The researchers posted their method, which they call “few shot learning,” on YouTube and in a paper that has yet to be peer-reviewed on the preprint repository arXiv.org. While the details get pretty technical, Mindy Weisberger at LiveScience reports that to produce the living portraits a type of artificial intelligence called a convolutional neural network trains itself by analyzing reference images. It then applies the facial movements from a series of frames to a static image, like the Mona Lisa. The more angles and reference images it has, the better the living portrait becomes. According to the paper, the A.I. could produce “perfect realism” (measured by humans’ ability to discern which of three image sets were deepfakes) using just 32 reference images.

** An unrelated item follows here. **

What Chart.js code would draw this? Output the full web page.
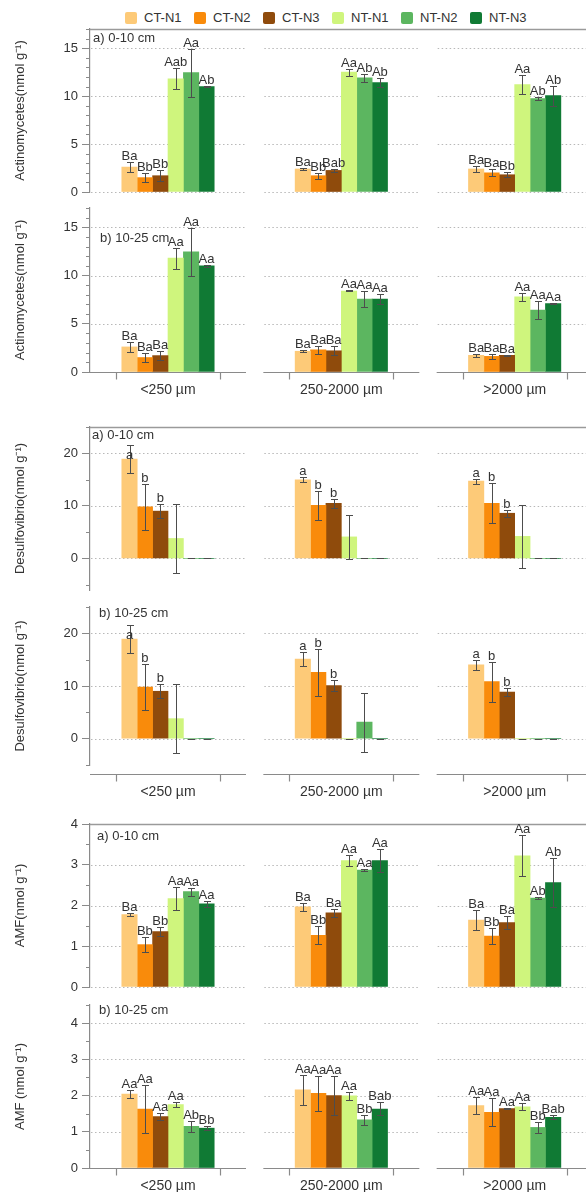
<!DOCTYPE html>
<html><head><meta charset="utf-8">
<script src="https://cdn.jsdelivr.net/npm/chart.js@4/dist/chart.umd.min.js"></script>
<style>
html,body{margin:0;padding:0;background:#fff;}
body{width:586px;height:1192px;overflow:hidden;position:relative;font-family:"Liberation Sans",Arial,Helvetica,sans-serif;color:#333;}
.lg{position:absolute;top:11px;height:14px;font-size:13px;line-height:14px;white-space:nowrap;}
.lg i{position:absolute;left:0;top:1px;width:12px;height:12px;border-radius:2px;}
.lg span{position:absolute;left:19px;top:0;}
canvas{position:absolute;left:0;}
</style></head><body>
<div id="legend"></div>
<script>
const treatments = ['CT-N1','CT-N2','CT-N3','NT-N1','NT-N2','NT-N3'];
const colors = ['#FDCA78','#F98B0B','#8F4B0C','#CFF57D','#5CB660','#107A34'];
const sizes = ['<250 µm','250-2000 µm','>2000 µm'];

// tick label values
const actTicks = [0,5,10,15];
const desTicks = [0,10,20];
const amfTicks = [0,1,2,3,4];

// rows = treatments (CT-N1..NT-N3), columns = size classes
const actA_mean = [[2.6,2.4,2.4],[1.5,1.7,2.0],[1.7,2.25,1.8],[11.8,12.5,11.2],[12.45,11.9,9.75],[11.0,11.4,10.05]];
const actA_err  = [[0.5,0.1,0.3],[0.45,0.3,0.35],[0.55,0.2,0.25],[1.1,0.35,1.0],[2.5,0.4,0.15],[0.1,0.45,1.05]];
const actA_lab  = [['Ba','Ba','Ba'],['Bb','Bb','Ba'],['Bb','Bab','Bb'],['Aab','Aa','Aa'],['Aa','Ab','Ab'],['Ab','Ab','Ab']];

const actB_mean = [[2.6,2.15,1.73],[1.5,2.3,1.62],[1.7,2.2,1.73],[11.8,8.4,7.78],[12.45,7.55,6.43],[11.0,7.55,7.1]];
const actB_err  = [[0.5,0.1,0.15],[0.45,0.4,0.25],[0.5,0.45,0.05],[1.1,0.05,0.4],[2.5,0.8,0.95],[0.1,0.55,0.05]];
const actB_lab  = [['Ba','Ba','Ba'],['Ba','Ba','Ba'],['Ba','Ba','Ba'],['Aa','Aa','Aa'],['Aa','Aa','Aa'],['Aa','Aa','Aa']];

const desA_mean = [[18.9,14.95,14.7],[9.8,10.1,10.5],[9.0,10.5,8.6],[3.8,4.1,4.2],[0,0,0],[0,0,0]];
const desA_err  = [[2.7,0.5,0.5],[4.4,2.8,3.8],[1.35,0.9,0.7],[6.6,4.2,6.0],[0,0,0],[0,0,0]];
const desA_lab  = [['a','a','a'],['b','b','b'],['b','b','b'],['','',''],['','',''],['','','']];

const desB_mean = [[18.9,15.1,14.0],[9.8,12.6,10.85],[9.0,10.1,8.85],[3.8,0,0],[0,3.15,0],[0,0,0]];
const desB_err  = [[2.7,1.3,1.0],[4.4,4.5,3.8],[1.35,1.1,0.8],[6.6,0,0],[0,5.6,0],[0,0,0]];
const desB_lab  = [['a','a','a'],['b','b','b'],['b','b','b'],['','',''],['','',''],['','','']];

const amfA_mean = [[1.78,1.97,1.64],[1.04,1.27,1.25],[1.36,1.82,1.58],[2.17,3.1,3.22],[2.34,2.87,2.18],[2.04,3.1,2.56]];
const amfA_err  = [[0.04,0.1,0.24],[0.18,0.22,0.19],[0.12,0.1,0.16],[0.28,0.13,0.5],[0.1,0.02,0.03],[0.08,0.28,0.6]];
const amfA_lab  = [['Ba','Ba','Ba'],['Bb','Bb','Bb'],['Bb','Ba','Ba'],['Aa','Aa','Aa'],['Aa','Aa','Ab'],['Aa','Aa','Ab']];

const amfB_mean = [[2.04,2.16,1.72],[1.63,2.06,1.54],[1.42,2.0,1.64],[1.75,1.99,1.69],[1.15,1.33,1.12],[1.1,1.63,1.4]];
const amfB_err  = [[0.1,0.42,0.24],[0.65,0.48,0.38],[0.1,0.53,0.02],[0.06,0.1,0.1],[0.16,0.13,0.16],[0.05,0.18,0.06]];
const amfB_lab  = [['Aa','Aa','Aa'],['Aa','Aa','Aa'],['Aa','Aa','Aa'],['Aa','Aa','Aa'],['Ab','Bb','Bb'],['Bb','Bab','Bab']];

const FONT = '"Liberation Sans", Arial, Helvetica, sans-serif';
const W = 620, PT = 20, PB = 50, AXIS_X = 90, RIGHT = 610;

function range(a, b, s) { const r = []; for (let v = a; v <= b + 1e-9; v += s) r.push(+v.toFixed(3)); return r; }

const panels = [
  {mean:actA_mean, err:actA_err, lab:actA_lab, min:0, max:17, ticks:actTicks, minor:range(0,17,1), grid:actTicks,
   top:29, bottom:192, frame:true, axisY:null, title:'Actinomycetes(nmol g⁻¹)', tag:'a) 0-10 cm', tagX:93, tagY:38},
  {mean:actB_mean, err:actB_err, lab:actB_lab, min:0, max:17, ticks:actTicks, minor:range(0,17,1), grid:[5,10,15],
   top:208, bottom:372, frame:false, axisY:372, title:'Actinomycetes(nmol g⁻¹)', tag:'b) 10-25 cm', tagX:100, tagY:238},
  {mean:desA_mean, err:desA_err, lab:desA_lab, min:-6, max:25, ticks:desTicks, minor:range(-5,25,5), grid:desTicks,
   top:427, bottom:589.5, frame:true, axisY:null, title:'Desulfovibrio(nmol g⁻¹)', tag:'a) 0-10 cm', tagX:92, tagY:435},
  {mean:desB_mean, err:desB_err, lab:desB_lab, min:-5, max:25, ticks:desTicks, minor:range(-5,25,5), grid:desTicks,
   top:607, bottom:765, frame:false, axisY:774, title:'Desulfovibrio(nmol g⁻¹)', tag:'b) 10-25 cm', tagX:99, tagY:613},
  {mean:amfA_mean, err:amfA_err, lab:amfA_lab, min:0, max:4, ticks:amfTicks, minor:range(0,4,0.5), grid:[0,1,2,3],
   top:824, bottom:987, frame:true, axisY:null, title:'AMF(nmol g⁻¹)', tag:'a) 0-10 cm', tagX:97, tagY:836},
  {mean:amfB_mean, err:amfB_err, lab:amfB_lab, min:0, max:4.5, ticks:amfTicks, minor:range(0,4.5,0.5), grid:[1,2,3,4],
   top:1005, bottom:1168, frame:false, axisY:1168, title:'AMF (nmol g⁻¹)', tag:'b) 10-25 cm', tagX:99, tagY:1010}
];

// legend
const lg = document.getElementById('legend');
treatments.forEach((t, i) => {
  const d = document.createElement('div');
  d.className = 'lg';
  d.style.left = (125 + i * 69) + 'px';
  d.innerHTML = '<i style="background:' + colors[i] + '"></i><span>' + t + '</span>';
  lg.appendChild(d);
});

function decoPlugin(p, offY) {
  return {
    id: 'deco',
    beforeDatasetsDraw(chart) {
      const {ctx, chartArea: ca} = chart;
      const x = chart.scales.x, y = chart.scales.y;
      ctx.save();
      // dotted grid segments
      ctx.strokeStyle = '#b8b8b8'; ctx.lineWidth = 1; ctx.setLineDash([1.5, 2.5]);
      p.grid.forEach(v => {
        const py = Math.round(y.getPixelForValue(v)) + 0.5;
        sizes.forEach((_, i) => {
          const cx = x.getPixelForValue(i);
          ctx.beginPath(); ctx.moveTo(Math.max(cx - 77, ca.left + 1), py); ctx.lineTo(cx + 77, py); ctx.stroke();
        });
      });
      ctx.setLineDash([]);
      if (p.frame) {
        ctx.strokeStyle = '#9a9a9a'; ctx.lineWidth = 1.3;
        ctx.beginPath(); ctx.moveTo(ca.left, Math.round(ca.top) + 0.5); ctx.lineTo(W, Math.round(ca.top) + 0.5); ctx.stroke();
      }
      if (p.axisY != null) {
        const ay = Math.round(p.axisY - offY) + 0.5;
        ctx.strokeStyle = '#8a8a8a'; ctx.lineWidth = 1.2;
        ctx.fillStyle = '#333'; ctx.font = '14px ' + FONT; ctx.textAlign = 'center'; ctx.textBaseline = 'middle';
        sizes.forEach((s, i) => {
          const cx = x.getPixelForValue(i);
          ctx.beginPath(); ctx.moveTo(Math.max(cx - 78, ca.left), ay); ctx.lineTo(cx + 78, ay); ctx.stroke();
          [-52, 52].forEach(dx => {
            const tx = Math.round(cx + dx) + 0.5;
            ctx.beginPath(); ctx.moveTo(tx, ay); ctx.lineTo(tx, ay + 7); ctx.stroke();
          });
          ctx.fillText(s, cx, ay + 18);
        });
      }
      ctx.restore();
    },
    afterDatasetsDraw(chart) {
      const {ctx, chartArea: ca} = chart;
      const y = chart.scales.y;
      ctx.save();
      // minor ticks
      ctx.strokeStyle = '#8a8a8a'; ctx.lineWidth = 1;
      p.minor.forEach(v => {
        if (p.ticks.includes(v)) return;
        const py = Math.round(y.getPixelForValue(v)) + 0.5;
        ctx.beginPath(); ctx.moveTo(ca.left - 4, py); ctx.lineTo(ca.left, py); ctx.stroke();
      });
      // panel tag extent (to keep letters clear of it)
      ctx.font = '13px ' + FONT;
      const tagW = ctx.measureText(p.tag).width;
      const tagTop = p.tagY - offY - 8, tagBot = p.tagY - offY + 8;
      // error bars and letters
      ctx.textAlign = 'center'; ctx.textBaseline = 'alphabetic'; ctx.fillStyle = '#333';
      for (let d = 0; d < treatments.length; d++) {
        const meta = chart.getDatasetMeta(d);
        meta.data.forEach((bar, i) => {
          const m = p.mean[d][i], e = p.err[d][i];
          const yt = Math.round(y.getPixelForValue(m + e)) + 0.5;
          const yb = Math.round(y.getPixelForValue(m - e)) + 0.5;
          const cx = Math.round(bar.x) + 0.5;
          ctx.strokeStyle = '#4d4d4d'; ctx.lineWidth = 1;
          ctx.beginPath();
          ctx.moveTo(cx, yt); ctx.lineTo(cx, yb);
          ctx.moveTo(cx - 3.5, yt); ctx.lineTo(cx + 3.5, yt);
          ctx.moveTo(cx - 3.5, yb); ctx.lineTo(cx + 3.5, yb);
          ctx.stroke();
          const t = p.lab[d][i];
          if (t) {
            let base = yt - 3;
            const inTagX = bar.x > p.tagX && bar.x < p.tagX + tagW;
            if (inTagX && base - 10 < tagBot && base > tagTop) base = yt + 13;
            ctx.fillText(t, bar.x, base);
          }
        });
      }
      // panel tag
      ctx.textAlign = 'left'; ctx.textBaseline = 'middle'; ctx.fillStyle = '#333';
      ctx.fillText(p.tag, p.tagX, p.tagY - offY);
      ctx.restore();
    }
  };
}

panels.forEach(p => {
  const cv = document.createElement('canvas');
  const h = Math.round(p.bottom - p.top) + PT + PB;
  const offY = p.top - PT;
  cv.width = W; cv.height = h;
  cv.style.top = offY + 'px'; cv.style.width = W + 'px'; cv.style.height = h + 'px';
  document.body.appendChild(cv);
  new Chart(cv, {
    type: 'bar',
    data: {
      datasets: treatments.map((t, d) => ({
        label: t,
        data: sizes.map((_, i) => ({x: i, y: p.mean[d][i]})),
        backgroundColor: colors[d],
        borderWidth: 0,
        barThickness: 15.4
      }))
    },
    options: {
      responsive: false, animation: false, devicePixelRatio: 1,
      layout: {padding: {top: PT, bottom: PB, left: 0, right: W - RIGHT}},
      plugins: {legend: {display: false}, tooltip: {enabled: false}},
      scales: {
        x: {type: 'linear', min: -0.45, max: 2.55, display: false, offset: false,
            afterBuildTicks: s => { s.ticks = sizes.map((_, i) => ({value: i})); }},
        y: {min: p.min, max: p.max,
            afterFit: s => { s.width = AXIS_X; },
            afterBuildTicks: s => { s.ticks = p.ticks.map(v => ({value: v})); },
            ticks: {font: {size: 13, family: FONT}, color: '#333', padding: 4, callback: v => String(v)},
            grid: {drawOnChartArea: false, drawTicks: true, tickLength: 8, color: '#8a8a8a', tickWidth: 1},
            border: {display: true, color: '#8a8a8a', width: 1.2},
            title: {display: true, text: p.title, color: '#333', font: {size: 13, family: FONT}, padding: {top: 13, bottom: 0}}}
      }
    },
    plugins: [decoPlugin(p, offY)]
  });
});
</script>
</body></html>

The Mona Lisa, of course, is just one image, so the three “living portraits” of Leonardo’s masterpiece are a bit unsettling. For the brief animations, the neural network observed three different training videos, and the three versions of Mona Lisa based on those frames each appear to have different personalities. If Leonardo had painted his famous model from different angles, the system could have produced an even more realistic living portrait.
While the animated Mona Lisa is entertaining, the rise of deepfakes has generated concern that the computer-generated likenesses could be used to defame people, stoke racial or political tensions and further erode trust in online media. “[T]hey undermine our trust in all videos, including those that are genuine,” writes John Villasenor at The Brookings Institution. “Truth itself becomes elusive, because we can no longer be sure of what is real and what is not.”
While A.I. is being used to create deepfakes, Villasenor says that, at least for now, it can also be used to identify deepfakes by looking for inconsistencies that aren’t apparent to the human eye.
Tim Hwang, director of the Harvard-MIT Ethics and Governance of AI Initiative, tells Gregory Barber at Wired that we’re not at the point where bad actors can create sophisticated deepfakes on their personal laptops just yet. “Nothing suggests to me that you’ll just turnkey use this for generating deepfakes at home,” he says. “Not in the short-term, medium-term, or even the long-term.”
That’s because using Samsung’s new system is expensive and requires expertise. But Barber’s article points out that it doesn’t take a super-sophisticated photo-realistic video made by a neural network to fool people. Just last week, a manipulated video that had been slowed down to make U.S. House Speaker Nancy Pelosi sound drunk circulated on social networks.
Eventually, however, the technology will be good enough that bad actors will be able to produce deepfakes so convincing they can’t be detected. When that day comes, Hwang tells Wired, people will need to rely on fact-checking and contextual clues to sort out what’s real and what’s fake. For instance, if Mona Lisa’s close-lipped half-smile becomes a toothy grin and she tries to sell you whitening toothpaste, it’s surely a deepfake.